Posted by Caleb Dean at May 09, 2011 12:22 PM |

A sunny day in Washington DC found participants from the Rural Voices for Conservation Coalition, the Coalition for Eastern Forests and Communities and the National Rural Assembly (now that’s a mouthful of goodness!) inside and hard at work preparing for our advocacy week.

Sunday May, 8th - Western Week in Washington 2011

WWiW Participants - May 8, 2011

Sunday, May 8

A sunny day in Washington DC found participants from the Rural Voices for Conservation Coalition, the Coalition for Eastern Forests and Communities and the National Rural Assembly (now that’s a mouthful of goodness!) inside and hard at work preparing for our advocacy week.  The long day included: a communications training complete with role playing, brainstorming about effective messaging around our priority ‘asks,’ and a review of the behemoth of a meeting schedule; the collective group plans to tackle over 100 meetings over the next 4 days.
 
When asked about our goals for the week, responses ranged from: “Having a recommendation stick in a staffers’ mind” to “Taking the Metro more”, “Just learning the ropes” and of course, “Not losing Merrill” (your friendly local rancher from Idaho). We’re confident we’ll be able to accomplish all of these, and we’ll most certainly do our best to keep track of Merrill.
 
The diversity of participants (38 people from 13 states and Washington DC) and knowledge of the group is astounding.  It’s impossible to overstate the amount of dedication, sincerity, and ambition that these individuals bring to the table, and ultimately makes us stand out among the infinite issues and constituencies that characterize this city.  We come from valleys in Montana, wet and dry forests in Oregon and New Hampshire, farms in Tennessee, and a plethora of other landscapes in between the 3,300 miles that separate the home states of our farthest reaching participants.
 
Nonetheless, these individuals converge in Washington DC because across the country, rural communities are facing the same challenges and are able to rally around similar solutions, including the need for strong community-based organizations, landscape-scale restoration, incentives to promote thermal energy from biomass, investment in monitoring, and an expanding list of ideas and philosophies designed to ensure vibrant rural communities across the nation.
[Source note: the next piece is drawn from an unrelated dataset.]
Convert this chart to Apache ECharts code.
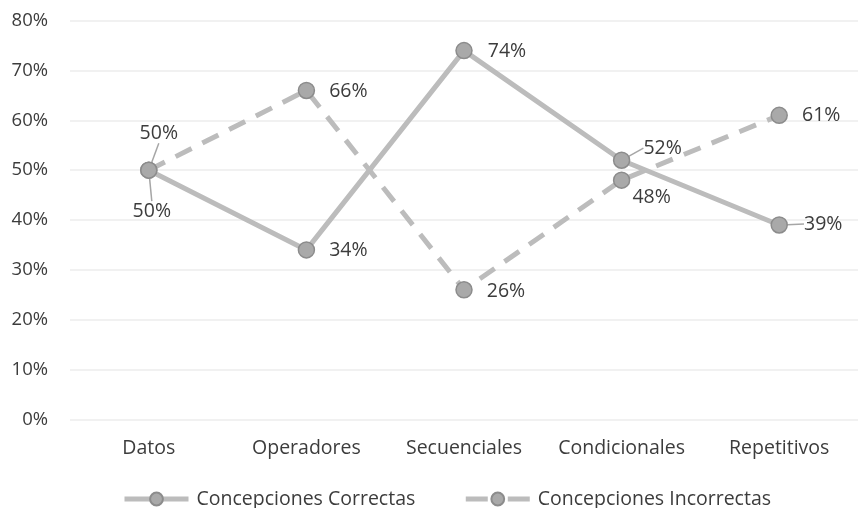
<!DOCTYPE html>
<html><head><meta charset="utf-8">
<script src="https://cdn.jsdelivr.net/npm/echarts@6/dist/echarts.min.js"></script>
<style>html,body{margin:0;padding:0;background:#fff}#c{width:858px;height:508px}</style>
</head><body><div id="c"></div>
<script>
const categories = ['Datos','Operadores','Secuenciales','Condicionales','Repetitivos'];
const correctas = [50, 34, 74, 52, 39];
const incorrectas = [50, 66, 26, 48, 61];
const yTicks = [0,10,20,30,40,50,60,70,80];

const FONT = '"Open Sans", sans-serif';
const FS = 19.5;
const TXT = '#3c3c3c';
const LINE = '#bcbcbc';

// label centre displacement (px) from its point, per series / index
const labelShift = {
  0: [[3,41],[42,1],[43,1],[41,-12],[44,-1]],
  1: [[10,-37],[42,1],[42,2],[30,17],[42,0]]
};
// which labels get a leader line
const withLeader = {0:[0,3,4], 1:[0]};

const chart = echarts.init(document.getElementById('c'));
function mkSeries(name, values, dashed, idx){
  const data = values.map((v,i)=>({
    value: v,
    labelLine: {show: withLeader[idx].indexOf(i) >= 0}
  }));
  return {
    name, type:'line', data,
    symbol:'circle', symbolSize:16,
    lineStyle:{color:LINE, width:5, type: dashed ? [18,12] : 'solid', cap:'butt'},
    itemStyle:{color:'#a9a9a9', borderColor:'#8c8c8c', borderWidth:1.5},
    label:{show:true, position:'inside', formatter: p => p.value + '%', color:TXT, fontFamily:FONT, fontSize:FS},
    labelLine:{show:false, lineStyle:{color:'#a6a6a6', width:1.5}},
    labelLayout: function(p){
      const s = labelShift[idx][p.dataIndex];
      return {dx: s[0], dy: s[1]};
    },
    emphasis:{disabled:true},
    z: idx===0 ? 3 : 2
  };
}
chart.setOption({
  animation:false,
  grid:{left:70, top:20.7, width:792, height:398.6, containLabel:false},
  xAxis:{type:'category', data:categories, boundaryGap:true,
    axisLine:{show:false}, axisTick:{show:false},
    axisLabel:{interval:0, color:TXT, fontFamily:FONT, fontSize:FS, margin:19}},
  yAxis:{type:'value', min:0, max:80, interval:10,
    axisLine:{show:false}, axisTick:{show:false},
    splitLine:{lineStyle:{color:'#ececec', width:1.5}},
    axisLabel:{color:TXT, fontFamily:FONT, fontSize:18.5, margin:22, formatter: v => v + '%'}},
  legend:{top:489, left:122, padding:0, itemWidth:64, itemHeight:16, itemGap:48,
    textStyle:{color:TXT, fontFamily:FONT, fontSize:FS, padding:[0,0,0,3]},
    data:[
      {name:'Concepciones Correctas', lineStyle:{width:5, color:LINE, type:'solid'}},
      {name:'Concepciones Incorrectas', lineStyle:{width:5, color:LINE, type:[22,20]}}
    ]},
  series:[
    mkSeries('Concepciones Correctas', correctas, false, 0),
    mkSeries('Concepciones Incorrectas', incorrectas, true, 1)
  ]
});
</script></body></html>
We are defined by a perseverance that is forged by the connection to the landscapes surrounding our communities, tested by the challenges we face to ensure their resiliency and productivity, and united to preserve them through collaborative innovation and the insights of diverse voices. These are the places that sustain us; those that we call home.  For the individuals participating in this Week in Washington, there is perhaps no more important purpose. These landscapes and the people connected to them are the reasons we continue this work…no matter the day, no matter the time, and no matter the distance.